Some information for this article came from "With the Power of Justice in Our Eyes: A Handbook for Educators and activists on the Crisis in Prisons" by the Prison Activist Resource Center (PARC),P.O. Box 3201, Berkeley, CA 94703. A copy is available for loan to members of the Civic Media Center, 1021 W. Univ. Ave., 373-0010.
Community Boards: A model of restorative justice
It was the notion of restorative justice--and seeing that the criminal justice system was not actually dealing with the problems, that led students in Community Prisoners Action to launch a program called "Community Boards" in which impartial community mediators would hear a case outside of the court and legal system.
"You find out in so many cases of violence there's been a long history of an ongoing dispute leading up to it." Self explained. "So by giving both a neutral atmosphere in which they could express their point of view and facilitators validate each of them, as they lay out their position, people become reconciled. It doesn't mean there's no guilt, we're just not interested in guilt.
"If somebody stole the woman down the street's TV, we're interested in getting her her TV back and getting something positive done to heal her wounds and at the same time incorporating the wrongdoer into a community network.
"In the adversarial system, somebody goes away hurt that they're the loser and somebody goes away puffed up that they're the winner, and a lot of times it returns them to their communities with the same volatile elements unresolved and often antagonized, and that leads to further violence....We didn't handle that many cases, but the cases we did do got people to realize that they could come out with a win-win situation. We kept seeing this one neighbor, we'd run into him everywhere, and he'd say "you know that woman that I came [to community boards] with the barking dog, she's my best friend now... she walks my dog."
"It only works if the prosecutor lets go.
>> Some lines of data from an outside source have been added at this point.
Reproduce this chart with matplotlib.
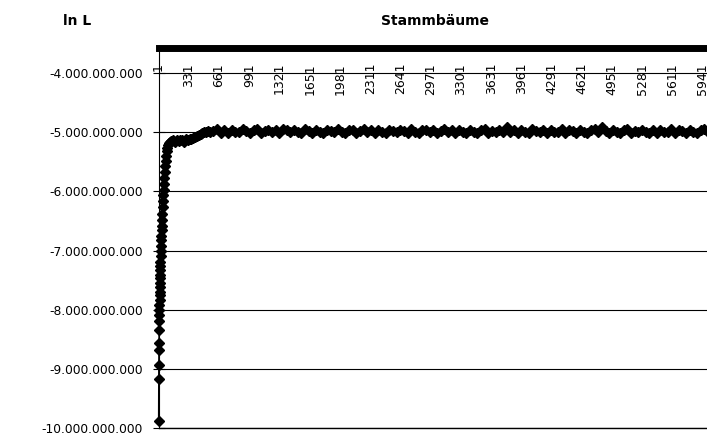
import matplotlib
matplotlib.use("Agg")
import matplotlib.pyplot as plt
import numpy as np

plt.rcParams['font.family'] = ['DejaVu Sans']

SCALE = 1e9  # values below are in billions (ln L / 1e9)

# --- early climb: category index and ln L value ---
early_cats = [1, 2, 3, 4, 5, 6, 7, 8, 9, 10, 11, 12, 13, 14, 15, 16, 17, 18, 19, 20,
              22, 24, 26, 28, 30, 33, 36, 39, 42, 45, 48, 51, 55, 59, 63, 67, 72, 77, 83, 90,
              98, 107, 117, 128, 140, 160, 180, 200, 220, 240, 260, 280, 300, 320, 340, 360,
              380, 400, 420, 440, 460, 480, 500, 520, 540, 560]
early_vals = [-9.88, -9.18, -8.94, -8.68, -8.56, -8.34, -8.19, -8.09, -8.01, -7.92,
              -7.84, -7.76, -7.70, -7.62, -7.55, -7.47, -7.41, -7.33, -7.26, -7.20,
              -7.10, -7.00, -6.92, -6.83, -6.75, -6.66, -6.58, -6.48, -6.38, -6.27,
              -6.17, -6.07, -5.97, -5.87, -5.77, -5.68, -5.58, -5.49, -5.40, -5.32,
              -5.26, -5.21, -5.18, -5.16, -5.15, -5.14, -5.16, -5.13, -5.15, -5.13,
              -5.14, -5.16, -5.12, -5.14, -5.12, -5.11, -5.10, -5.08, -5.06, -5.04,
              -5.03, -5.01, -5.00, -4.99, -4.98, -4.99]

# --- plateau: sampled categories and ln L values ---
plateau_cats = [600, 640, 680, 720, 760, 800, 840, 880, 920, 960,
                1000, 1040, 1080, 1120, 1160, 1200, 1240, 1280, 1320, 1360,
                1400, 1440, 1480, 1520, 1560, 1600, 1640, 1680, 1720, 1760,
                1800, 1840, 1880, 1920, 1960, 2000, 2040, 2080, 2120, 2160,
                2200, 2240, 2280, 2320, 2360, 2400, 2440, 2480, 2520, 2560,
                2600, 2640, 2680, 2720, 2760, 2800, 2840, 2880, 2920, 2960,
                3000, 3040, 3080, 3120, 3160, 3200, 3240, 3280, 3320, 3360,
                3400, 3440, 3480, 3520, 3560, 3600, 3640, 3680, 3720, 3760,
                3800, 3840, 3880, 3920, 3960, 4000, 4040, 4080, 4120, 4160,
                4200, 4240, 4280, 4320, 4360, 4400, 4440, 4480, 4520, 4560,
                4600, 4640, 4680, 4720, 4760, 4800, 4840, 4880, 4920, 4960,
                5000, 5040, 5080, 5120, 5160, 5200, 5240, 5280, 5320, 5360,
                5400, 5440, 5480, 5520, 5560, 5600, 5640, 5680, 5720, 5760,
                5800, 5840, 5880, 5920, 5960, 6000]
plateau_vals = [-4.98, -4.95, -5.01, -4.97, -5.02, -4.96, -4.99, -5.00, -4.94, -4.98,
                -5.01, -4.97, -4.95, -5.02, -4.98, -4.96, -5.00, -4.97, -5.01, -4.95,
                -4.97, -5.00, -4.96, -4.99, -5.02, -4.94, -4.98, -5.01, -4.97, -4.99,
                -5.02, -4.96, -4.98, -5.00, -4.95, -4.99, -5.01, -4.97, -4.96, -5.02,
                -4.98, -4.95, -5.00, -4.97, -5.01, -4.96, -4.99, -5.02, -4.97, -4.98,
                -5.00, -4.96, -4.98, -5.02, -4.95, -4.99, -5.01, -4.97, -4.96, -5.00,
                -4.97, -5.02, -4.98, -4.95, -5.00, -4.97, -5.01, -4.96, -4.99, -5.02,
                -4.96, -4.99, -5.01, -4.97, -4.95, -5.02, -4.98, -5.00, -4.96, -4.99,
                -4.92, -5.00, -4.97, -5.02, -4.96, -4.99, -5.01, -4.95, -4.98, -5.00,
                -4.97, -5.02, -4.96, -4.99, -5.00, -4.95, -5.01, -4.97, -4.98, -5.02,
                -4.96, -4.99, -5.01, -4.97, -4.95, -5.00, -4.92, -4.98, -5.02, -4.96,
                -4.99, -5.01, -4.97, -4.95, -5.02, -4.98, -5.00, -4.96, -4.99, -5.01,
                -4.97, -5.02, -4.96, -4.99, -5.00, -4.95, -5.01, -4.97, -4.98, -5.02,
                -4.96, -4.99, -5.01, -4.97, -4.95, -5.00]

x_tick_cats = [1, 331, 661, 991, 1321, 1651, 1981, 2311, 2641, 2971, 3301,
               3631, 3961, 4291, 4621, 4951, 5281, 5611, 5941]
y_tick_vals = [-4e9, -5e9, -6e9, -7e9, -8e9, -9e9, -10e9]

y_title = "ln L"
x_title = "Stammbäume"

cats = np.array(early_cats + plateau_cats)
vals = np.array(early_vals + plateau_vals) * SCALE

W, H = 707, 436
fig = plt.figure(figsize=(W / 100, H / 100), dpi=100)
ax_left, ax_top, ax_bottom = 158.5, 48.5, 428.0
ax = fig.add_axes([ax_left / W, (H - ax_bottom) / H, (W - ax_left) / W, (ax_bottom - ax_top) / H])

ax.plot(cats, vals, color='black', lw=1.0, marker='D', ms=5,
        markerfacecolor='black', markeredgecolor='black', clip_on=False, zorder=3)

px_per_cat = 0.0916
ax.set_xlim(0, (W - ax_left) / px_per_cat)
px_per_unit = (ax_bottom - 73) / 6e9
ax.set_ylim(-10e9, -4e9 + (73 - ax_top) / px_per_unit)

ax.set_yticks(y_tick_vals)
ax.set_yticklabels([f"{int(v):,}".replace(",", ".") for v in y_tick_vals])
ax.yaxis.grid(True, color='black', lw=0.8)
ax.set_axisbelow(True)
ax.tick_params(axis='y', direction='inout', length=8, width=0.8, pad=7,
               labelsize=8.8, colors='black')

ax.set_xticks(x_tick_cats)
ax.set_xticklabels([str(c) for c in x_tick_cats])
ax.tick_params(axis='x', bottom=False, labelbottom=False, top=True, labeltop=True,
               length=0, pad=-10.4, labelrotation=90, labelsize=9)
for t in ax.xaxis.get_major_ticks():
    t.label2.set_verticalalignment('top')

ax.spines['top'].set_linewidth(5)
ax.spines['left'].set_linewidth(0.8)
ax.spines['bottom'].set_linewidth(1.0)
ax.spines['right'].set_visible(False)

fig.text(77 / W, 1 - 25 / H, y_title, ha='center', va='baseline',
         fontweight='bold', fontsize=10)
fig.text(435 / W, 1 - 25 / H, x_title, ha='center', va='baseline',
         fontweight='bold', fontsize=10)

fig.savefig("out.png", dpi=100)
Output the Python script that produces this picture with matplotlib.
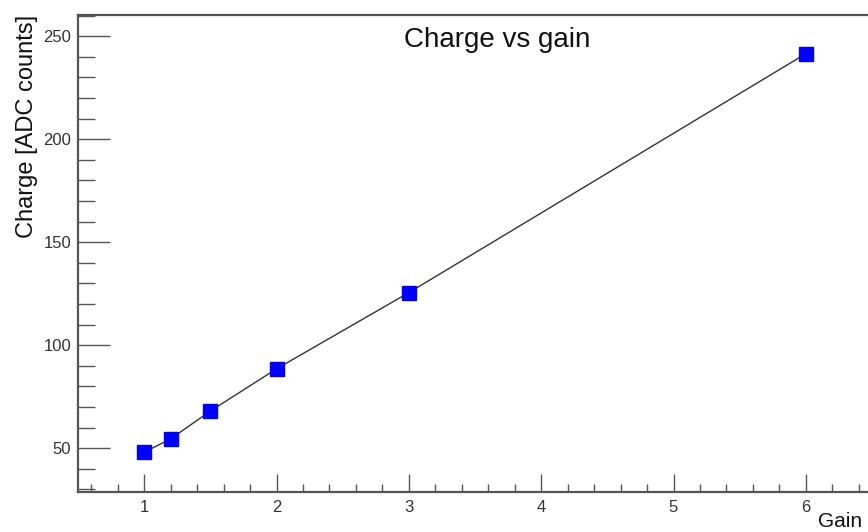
import numpy as np
import matplotlib.pyplot as plt
from matplotlib.ticker import MultipleLocator

plt.rcParams['font.family'] = ['Liberation Sans', 'DejaVu Sans']

# gain settings and measured charge
gain = [1, 1.2, 1.5, 2, 3, 6]
charge = [48, 54.5, 68, 88.5, 125.5, 241.5]

fig = plt.figure(figsize=(8.68, 5.32), dpi=100)
ax = fig.add_axes([0.0899, 0.0752, 0.9147, 0.8966])

ax.plot(gain, charge, color='#333333', lw=1.0, zorder=2)
ax.plot(gain, charge, 's', color='#0000ff', ms=10.5, mec='#0000ff', zorder=3)

ax.set_xlim(0.5, 6.5)
ax.set_ylim(28.7, 260.3)

ax.xaxis.set_major_locator(MultipleLocator(1))
ax.xaxis.set_minor_locator(MultipleLocator(0.2))
ax.yaxis.set_major_locator(MultipleLocator(50))
ax.yaxis.set_minor_locator(MultipleLocator(10))

ax.tick_params(axis='both', which='both', direction='in', color='#555555',
               labelsize=12, labelcolor='#333333', top=False, right=False)
ax.tick_params(axis='x', which='major', length=13, width=1.0, pad=6)
ax.tick_params(axis='x', which='minor', length=6, width=1.0)
ax.tick_params(axis='y', which='major', length=23, width=1.0, pad=5)
ax.tick_params(axis='y', which='minor', length=12, width=1.0)

for s in ax.spines.values():
    s.set_color('#555555')
    s.set_linewidth(1.6)

ax.set_ylabel('Charge [ADC counts]', fontsize=17, loc='top', labelpad=4,
              color='#111111')
fig.text(862 / 868, 1 - 512 / 532, 'Gain', ha='right', va='top',
         fontsize=15, color='#111111')
ax.text(0.528, 0.948, 'Charge vs gain', transform=ax.transAxes, ha='center',
        va='center', fontsize=20, color='#111111')

fig.savefig('out.png', dpi=100)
It's not like, if we don't like the way this works out then we're going to go to the prosecuter. You have to have it outside the system. ... There've been cases of second degree murder in which restitution instead of incarceration has happened. Somebody in a barroom brawl hits somebody with a pool cue and kills them. What sense does it make to lock that person up for 15 years? The family has to go on assistance that lost a parent and the one that goes to prison leaves a family too. Everybody's left worse off."
"It's not just the power of the state to take it back over. If anybody demand(s) that their power or place in the hierarchy disadvantage the other person, then it messes up the process.
"They could actually be a very rich person with their Mercedes Benz, and a bank president, and a kid from across the town or down the street steals their hubcaps. If the person in the Mercedes Benz said, 'Well, all they do is turn these kids back out, so if I can get my hubcaps back and go to a meeting in which this kid gets coordinated up with something positive to do after school,' then it can work."
Paul Donnelly (right) and Pete Self (second from right) speak about the Prison Education Program at a first-hand history program at the Civic Media Center July 18. Bonnie Flassig, not in photo, also spoke about the program.